Problem to solve ▸
Gather, from the data below, each line in which the word "standalone" occurs.

(Part of a data file)
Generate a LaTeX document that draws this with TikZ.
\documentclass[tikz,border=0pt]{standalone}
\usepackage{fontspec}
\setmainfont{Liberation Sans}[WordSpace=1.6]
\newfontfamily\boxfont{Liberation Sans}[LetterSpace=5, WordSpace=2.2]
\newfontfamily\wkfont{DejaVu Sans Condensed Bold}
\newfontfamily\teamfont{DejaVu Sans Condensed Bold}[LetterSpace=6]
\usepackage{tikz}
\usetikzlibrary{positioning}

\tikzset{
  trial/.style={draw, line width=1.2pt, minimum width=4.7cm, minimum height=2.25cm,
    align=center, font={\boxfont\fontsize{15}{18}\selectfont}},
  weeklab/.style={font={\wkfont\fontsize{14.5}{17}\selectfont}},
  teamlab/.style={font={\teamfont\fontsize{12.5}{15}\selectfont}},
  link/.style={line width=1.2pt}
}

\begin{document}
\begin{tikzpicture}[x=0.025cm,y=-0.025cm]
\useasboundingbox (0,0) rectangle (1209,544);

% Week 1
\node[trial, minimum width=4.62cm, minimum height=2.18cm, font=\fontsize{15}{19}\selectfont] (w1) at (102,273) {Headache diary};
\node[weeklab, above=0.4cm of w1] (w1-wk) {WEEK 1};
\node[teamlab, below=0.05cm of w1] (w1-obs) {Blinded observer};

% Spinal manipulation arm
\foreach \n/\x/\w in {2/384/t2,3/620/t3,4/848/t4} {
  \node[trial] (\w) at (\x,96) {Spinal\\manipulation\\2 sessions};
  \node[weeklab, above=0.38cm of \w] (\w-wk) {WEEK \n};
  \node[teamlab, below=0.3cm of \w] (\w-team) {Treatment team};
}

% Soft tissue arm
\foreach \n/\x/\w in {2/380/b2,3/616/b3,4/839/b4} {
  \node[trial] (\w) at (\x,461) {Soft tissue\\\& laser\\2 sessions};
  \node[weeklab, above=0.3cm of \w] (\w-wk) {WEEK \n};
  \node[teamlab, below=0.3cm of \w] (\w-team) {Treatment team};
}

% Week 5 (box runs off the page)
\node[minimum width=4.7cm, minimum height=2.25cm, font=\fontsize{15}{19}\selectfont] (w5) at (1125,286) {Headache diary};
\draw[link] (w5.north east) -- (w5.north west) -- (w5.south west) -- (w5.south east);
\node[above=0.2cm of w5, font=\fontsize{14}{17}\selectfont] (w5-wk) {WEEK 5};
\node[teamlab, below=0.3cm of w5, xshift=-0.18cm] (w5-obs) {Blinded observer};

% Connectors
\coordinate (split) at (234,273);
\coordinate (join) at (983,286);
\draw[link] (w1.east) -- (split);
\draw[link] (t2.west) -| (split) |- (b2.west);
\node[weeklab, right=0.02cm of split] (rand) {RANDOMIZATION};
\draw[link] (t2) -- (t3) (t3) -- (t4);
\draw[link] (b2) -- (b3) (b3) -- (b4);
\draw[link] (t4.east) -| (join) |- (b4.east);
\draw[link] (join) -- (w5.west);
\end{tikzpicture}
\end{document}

* * *

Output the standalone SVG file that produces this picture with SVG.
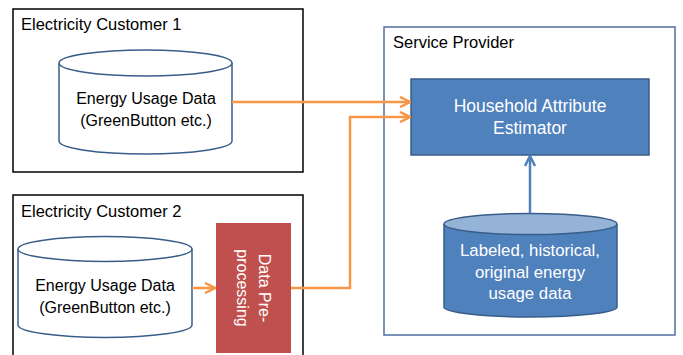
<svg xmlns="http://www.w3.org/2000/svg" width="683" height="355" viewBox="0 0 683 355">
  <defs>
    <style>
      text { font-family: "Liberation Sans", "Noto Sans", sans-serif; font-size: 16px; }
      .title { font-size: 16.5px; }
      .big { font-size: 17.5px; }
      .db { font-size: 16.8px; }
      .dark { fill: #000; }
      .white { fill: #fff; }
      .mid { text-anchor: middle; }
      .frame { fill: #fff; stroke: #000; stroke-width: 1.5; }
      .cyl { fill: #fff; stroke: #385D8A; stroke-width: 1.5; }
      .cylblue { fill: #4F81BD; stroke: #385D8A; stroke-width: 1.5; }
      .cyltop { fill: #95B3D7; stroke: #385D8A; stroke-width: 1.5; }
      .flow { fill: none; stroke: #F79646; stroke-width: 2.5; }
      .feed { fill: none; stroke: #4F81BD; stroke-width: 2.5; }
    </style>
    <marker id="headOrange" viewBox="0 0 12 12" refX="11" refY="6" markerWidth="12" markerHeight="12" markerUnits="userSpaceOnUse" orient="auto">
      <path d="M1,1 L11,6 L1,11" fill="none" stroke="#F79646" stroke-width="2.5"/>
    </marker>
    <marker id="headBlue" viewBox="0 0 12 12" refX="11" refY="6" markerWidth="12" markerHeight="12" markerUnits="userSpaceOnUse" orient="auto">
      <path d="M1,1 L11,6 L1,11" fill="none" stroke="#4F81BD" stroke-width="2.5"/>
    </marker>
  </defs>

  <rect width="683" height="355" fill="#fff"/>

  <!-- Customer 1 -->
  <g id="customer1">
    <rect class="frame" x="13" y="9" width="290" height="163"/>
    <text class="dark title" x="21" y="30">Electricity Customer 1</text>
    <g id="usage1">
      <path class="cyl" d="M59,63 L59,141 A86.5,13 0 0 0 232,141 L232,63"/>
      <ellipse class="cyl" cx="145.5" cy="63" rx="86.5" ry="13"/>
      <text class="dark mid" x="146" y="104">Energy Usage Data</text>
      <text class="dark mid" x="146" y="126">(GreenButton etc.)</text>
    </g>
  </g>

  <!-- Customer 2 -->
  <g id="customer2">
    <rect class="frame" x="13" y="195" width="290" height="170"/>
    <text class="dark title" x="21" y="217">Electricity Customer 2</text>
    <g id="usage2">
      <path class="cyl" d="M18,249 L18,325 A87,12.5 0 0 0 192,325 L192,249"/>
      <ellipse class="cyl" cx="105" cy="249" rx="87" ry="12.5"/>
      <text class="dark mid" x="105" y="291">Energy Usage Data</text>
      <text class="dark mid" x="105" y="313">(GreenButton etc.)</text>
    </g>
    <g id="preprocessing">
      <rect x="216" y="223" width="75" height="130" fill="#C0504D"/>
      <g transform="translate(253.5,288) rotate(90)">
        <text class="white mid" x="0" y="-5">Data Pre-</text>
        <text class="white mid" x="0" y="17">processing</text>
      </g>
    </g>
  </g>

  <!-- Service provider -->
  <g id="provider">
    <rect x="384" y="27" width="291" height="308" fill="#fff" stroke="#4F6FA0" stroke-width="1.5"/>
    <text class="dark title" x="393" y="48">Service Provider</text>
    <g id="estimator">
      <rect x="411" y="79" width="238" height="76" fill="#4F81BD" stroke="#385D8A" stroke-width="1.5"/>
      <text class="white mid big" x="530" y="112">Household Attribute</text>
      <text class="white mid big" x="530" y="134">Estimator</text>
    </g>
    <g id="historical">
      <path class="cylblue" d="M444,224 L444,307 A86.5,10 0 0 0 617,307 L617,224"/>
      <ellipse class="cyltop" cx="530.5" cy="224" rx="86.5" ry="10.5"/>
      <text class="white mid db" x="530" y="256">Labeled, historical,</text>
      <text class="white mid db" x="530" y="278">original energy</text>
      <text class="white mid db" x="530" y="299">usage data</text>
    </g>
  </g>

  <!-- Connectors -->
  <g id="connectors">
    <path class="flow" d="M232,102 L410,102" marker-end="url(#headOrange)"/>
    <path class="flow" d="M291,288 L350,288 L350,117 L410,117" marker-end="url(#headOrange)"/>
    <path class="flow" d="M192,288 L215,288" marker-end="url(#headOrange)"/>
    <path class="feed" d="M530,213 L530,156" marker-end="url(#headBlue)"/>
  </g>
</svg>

Solution for this task ▸
\documentclass[tikz,border=0pt]{standalone}
Output the standalone SVG file that produces this picture with SVG.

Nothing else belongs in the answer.